# The Dangling Leaf Spider



## Burl E. (Sep 26, 2005)

I was hunting this weekend and I caught a glimps of motion out of the corner of my eye. After the rush of "That's a deer" adrenilin wore off, I relized that it was a leaf hanging from a piece of spider web. I got to looking around and seen about 10 of these "dangling leaves" hung on purpose by the hated Dangling Leaf Spider. I think it is in retaliation for knocking down their 6'+ wide web on the way to my stand that morning. Which got wraped in my bow, around my clothes, in my face and in my mouth. Can they be killed, wiped from the face of the earth? There is nothing more agravating than tring to remain still and catching something, that seems to be a wag of a tail or the flick of a deer's ear from the corner of your eye. Then you jerk your head around to see one of the Dangling Leaf Spiders handy work. I do not belive I have actualy ever seen one of these spiders throughout my many forays into the woods. What do they look like? They have got to be some big suckers to haul those leaves up to deer head high off the ground. Why do they always seem to have deer colored leaves hanging up? No greens, reds, yellows or any other colors that are not deer tan or brown. I know they are in your woods too. On a dead still, no wind at all day, this leaf was spinning, fluttering and whoping around and not another leaf in the whole woods was moving.    Was that the Dangling Leaf Spider doing that to it? I finaly got down from my stand and went to look for it to pull it down. Even though I had marked, trianglated, and confirmed its position, it was nowhere to be found when I got there. More work of the Dangling Leaf Spider. So as I was walking out, right in the same place as the morning, I walked right into the now 12' total body wraping web.   I layed there for about an hour waiting for him to claim his prize. He never showed up to get his free boot stompin'. If you know of a way to kill each and every one of these spiders let me know.


----------



## BANDERSNATCH (Sep 26, 2005)

Dangling Leaf spiders will make you look like a kung fu expert when you run into them in the dark!!!

 

Bandy


----------



## Thunder Head (Sep 26, 2005)

I hate doing the kung foo in the dark. I dont care how much of a badxxx you are nobody likes walking into one in the dark and having the spider run across your face.


----------



## BOWHUNTER! (Sep 26, 2005)

Those leaves always catch me off guard. You think they are deer. I will catch myself looking at them over and over. The kung fu is no fun at 6 o'clock in the morning.


----------



## Al33 (Sep 26, 2005)

*BurlE,*

I think we can all relate. Very humorous narative you gave us.  

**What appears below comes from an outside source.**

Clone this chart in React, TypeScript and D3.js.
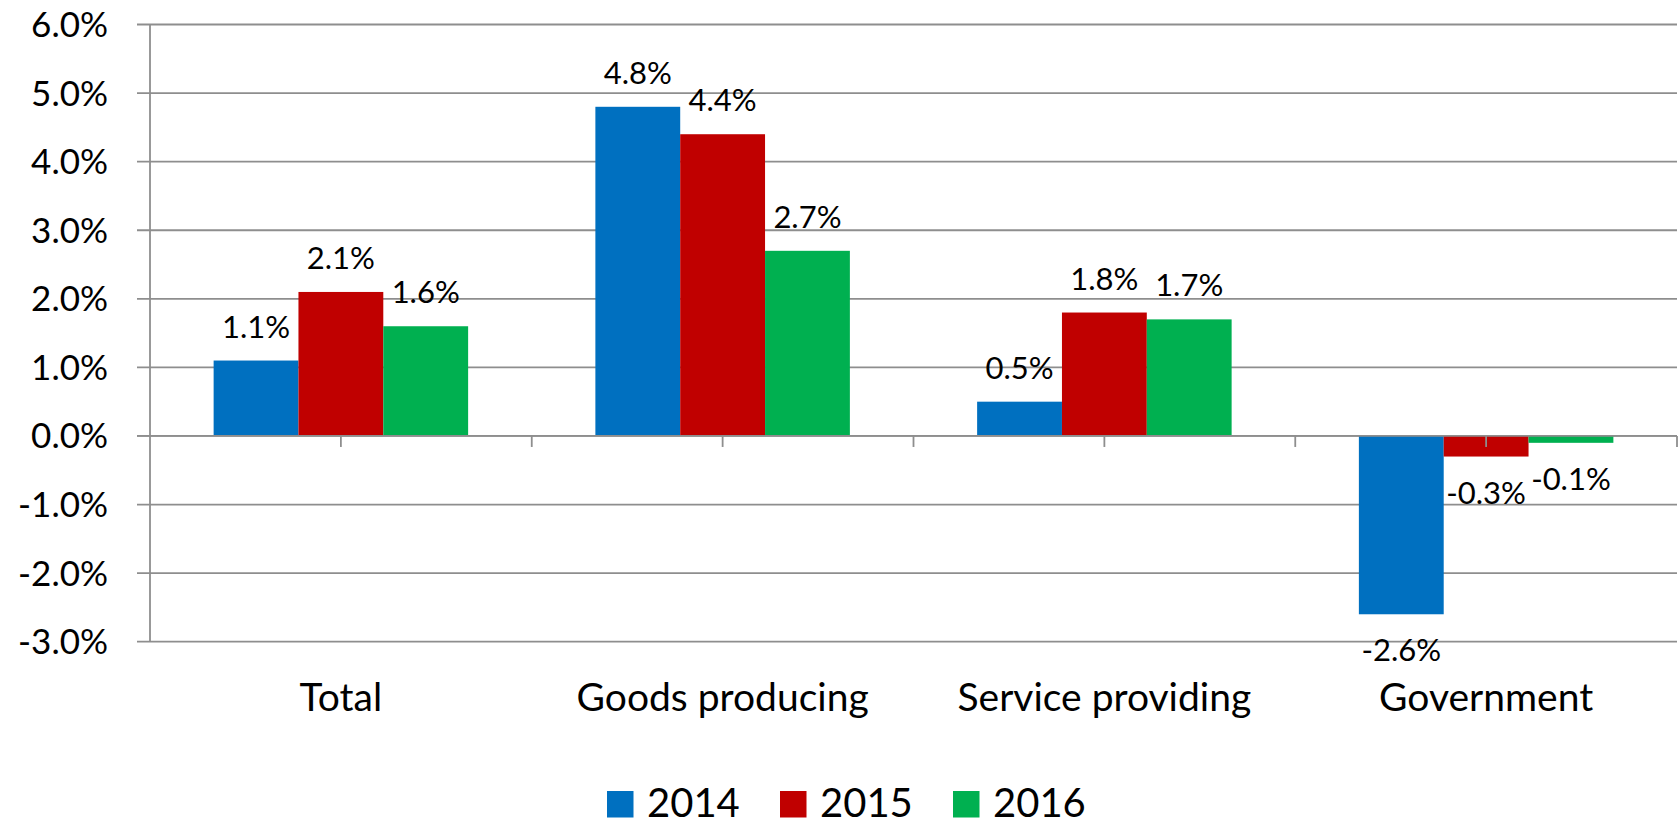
import React from "react";
import * as d3 from "d3";

const categories = ["Total", "Goods producing", "Service providing", "Government"];
const seriesNames = ["2014", "2015", "2016"];
const values2014 = [1.1, 4.8, 0.5, -2.6];
const values2015 = [2.1, 4.4, 1.8, -0.3];
const values2016 = [1.6, 2.7, 1.7, -0.1];
const seriesValues = [values2014, values2015, values2016];
const seriesColors = ["#0070C0", "#C00000", "#00B050"];
const yTicks = [-3, -2, -1, 0, 1, 2, 3, 4, 5, 6];

const W = 1679;
const H = 826;
const FONT = "Lato, 'Open Sans', sans-serif";
const GRID = "#8e8e8e";

export default function App() {
  const left = 150;
  const right = 1677;
  const top = 24.5;
  const bottom = 641.7;

  const x = d3.scaleBand<string>().domain(categories).range([left, right]).paddingInner(0).paddingOuter(0);
  const y = d3.scaleLinear().domain([-3, 6]).range([bottom, top]);
  const bw = x.bandwidth() / 4.5;
  const inner = d3.scaleBand<string>().domain(seriesNames).range([0.75 * bw, 3.75 * bw]);

  const tickXs: number[] = [];
  categories.forEach((c) => {
    tickXs.push((x(c) as number) + x.bandwidth() / 2);
    tickXs.push((x(c) as number) + x.bandwidth());
  });

  const fmt = (v: number) => `${v.toFixed(1)}%`;

  const legendStart = 607;
  const legendStride = 173;

  return (
    <svg width={W} height={H} style={{ position: "absolute", left: 0, top: 0, background: "#fff" }} fontFamily={FONT}>
      <rect x={0} y={0} width={W} height={H} fill="#fff" />
      {/* gridlines */}
      {yTicks.map((t) => (
        <line key={"g" + t} x1={137} x2={right} y1={y(t)} y2={y(t)} stroke={GRID} strokeWidth={1.8} />
      ))}
      {/* y axis */}
      <line x1={left} x2={left} y1={top} y2={bottom} stroke={GRID} strokeWidth={1.8} />
      {/* y tick labels */}
      {yTicks.map((t) => (
        <text key={"t" + t} x={108} y={y(t) + 12.5} textAnchor="end" fontSize={35} fill="#000">
          {fmt(t)}
        </text>
      ))}
      {/* bars */}
      {seriesValues.map((vals, si) =>
        vals.map((v, ci) => {
          const bx = (x(categories[ci]) as number) + (inner(seriesNames[si]) as number);
          const y0 = y(0);
          const y1 = y(v);
          return (
            <rect
              key={`b${si}-${ci}`}
              x={bx}
              y={Math.min(y0, y1)}
              width={inner.bandwidth()}
              height={Math.abs(y1 - y0)}
              fill={seriesColors[si]}
            />
          );
        })
      )}
      {/* zero line on top */}
      <line x1={137} x2={right} y1={y(0)} y2={y(0)} stroke={GRID} strokeWidth={1.8} />
      {/* category ticks */}
      {tickXs.map((tx, i) => (
        <line key={"ct" + i} x1={tx} x2={tx} y1={y(0)} y2={y(0) + 11} stroke={GRID} strokeWidth={1.8} />
      ))}
      {/* data labels */}
      {seriesValues.map((vals, si) =>
        vals.map((v, ci) => {
          const cx = (x(categories[ci]) as number) + (inner(seriesNames[si]) as number) + inner.bandwidth() / 2;
          const ty = v >= 0 ? y(v) - 23 : y(v) + 47;
          return (
            <text key={`l${si}-${ci}`} x={cx} y={ty} textAnchor="middle" fontSize={31} fill="#000">
              {fmt(v)}
            </text>
          );
        })
      )}
      {/* category labels */}
      {categories.map((c) => (
        <text key={"c" + c} x={(x(c) as number) + x.bandwidth() / 2} y={711} textAnchor="middle" fontSize={39} fill="#000">
          {c}
        </text>
      ))}
      {/* legend */}
      {seriesNames.map((s, i) => (
        <g key={"lg" + s} transform={`translate(${legendStart + i * legendStride},0)`}>
          <rect x={0} y={791} width={26.5} height={26.5} fill={seriesColors[i]} />
          <text x={40} y={817} fontSize={40} fill="#000">
            {s}
          </text>
        </g>
      ))}
    </svg>
  );
}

BANDERSNATCH, I have done the Kung Fu moves a few times myself and had to laugh when I visualized it.   

Not having two good eyes prevents me from having any depth perception, and seeing the dangling leaf often gets my attention.   I usually have to study it a long time to figure things out. Even a very tiny bug three feet in front of me can look like a deer at 40 yards.

I have no doubt I will from now on think of the dangling leaf spider and this thread. Thanks for giving it a name. No doubt I will get a few smiles from it during future hunts.


----------



## weagle (Sep 26, 2005)

Burl E.  I think you have been a victim of the states QDsM (Quality Dangling Spider Management) program. 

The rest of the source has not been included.